Ours is not a story easily explained by some misguided sense of adventure. Between the three if us, nobody owns a car, and we each have a love for simplicity, challenges, adventure, and most of all, skiing. At its core, bicycling can offer all of these things. As our friends hop behind the wheel, we slowly cross valleys and inch over passes, cars blasting past regularly. At times, like this moment outside of Twin Falls, when the rain turns to sleet and I can no longer feel my toes, it can be truly challenging. But passion is a volatile entity.

And it is our passion that drives us on to base of the Smoky Mountains’ third highest summit, 10,336-foot Norton Peak, for our first turns of the trip. Slipping out of our tennis shoes and finally leaving our bikes behind, my boots feel tight but comfortably familiar. As we thrash through deadfall and begin the ascent, my legs are light, happy to switch tasks and slide along after pedaling nearly 80 hours to reach these mountains. With a page torn from the gazetteer as our guide, we reach the summit and I stare down our intended line.

This summit is the culmination of a concept that was years in the making. No matter how long you’ve been skiing, the first turns of a line can still seem as intimidating as a beginner’s. This is where I’m meant to be, I tell myself. It really doesn’t matter if I tumble straight down this thing. I biked here, damnit! My first turns are nearly as wobbly as my first pedal strokes leaving Salt Lake, but I quickly find my balance, hop turning through a narrow choke. The three of us converge and gang ski back toward camp and our bikes, a chorus of hoots filling the valley.

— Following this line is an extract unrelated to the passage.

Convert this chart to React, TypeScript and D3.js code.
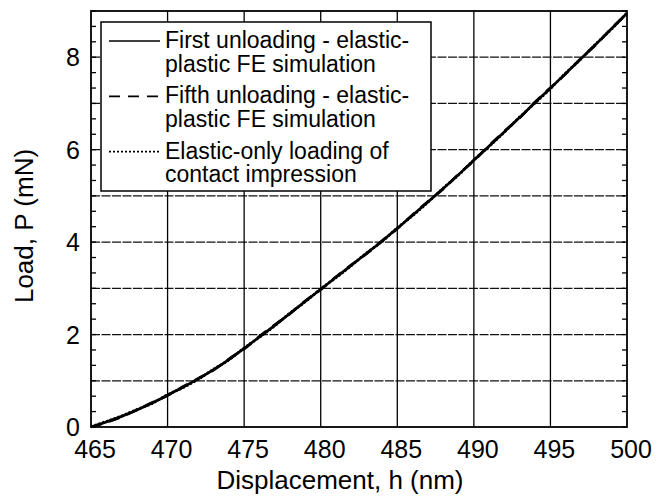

A few days and more than a handful of bike miles later, we rise early from our camp beside Little Redfish Lake, our sights on a striking couloir splitting 10,229-foot Mt. Heyburn’s north side. With no idea whether or not the line will offer continuous skiing, we start up, wallowing through the soft snow. (Later, we learned that the couloir is named after pioneering Sawtooth climber Paul Petzoldt.) Reaching Silver Saddle, we are gifted with a view that our bikes can’t offer—the Sawtooth’s lie spread out below, Mt. Decker and the Grand Mogul to the south and Williams and Thompson to the north, looming large and proud over the Stanley Valley.

As we leap frog our way down the mountain, the unknown engulfs me. That morning we hadn’t known if the couloir was continuous, and not long before that, none of us even knew if this trip was possible. I worried that we wouldn’t be able to pedal the weight of all our gear up steep roads. I wondered if our bikes would hold up. Or if my body would break down under the relentless abuse. But slowly, one pedal stroke at a time, we made the dream a reality. Realization is a powerful thing.

I don’t know how many times the Sawtooth’s have been skied under bicycle power, but I doubt we were the first to do it, and I certainly hope we’re not the last. Perhaps our party biked the farthest, hauled the most weight, or traveled the slowest. Our mission did not seek quantity or conquest, but surrender and satisfaction. In total, we skied just three days, making two descents. Twenty-four days and some 600 miles after leaving SLC, we reached Boise, disheveled and accomplished. But superlatives and records are better left to the boastful—after all, the mountains don’t care how or why we got there, and it was luck more than skill that allowed us to ski them at all. In skiing, riding and in life, you get out what you put in.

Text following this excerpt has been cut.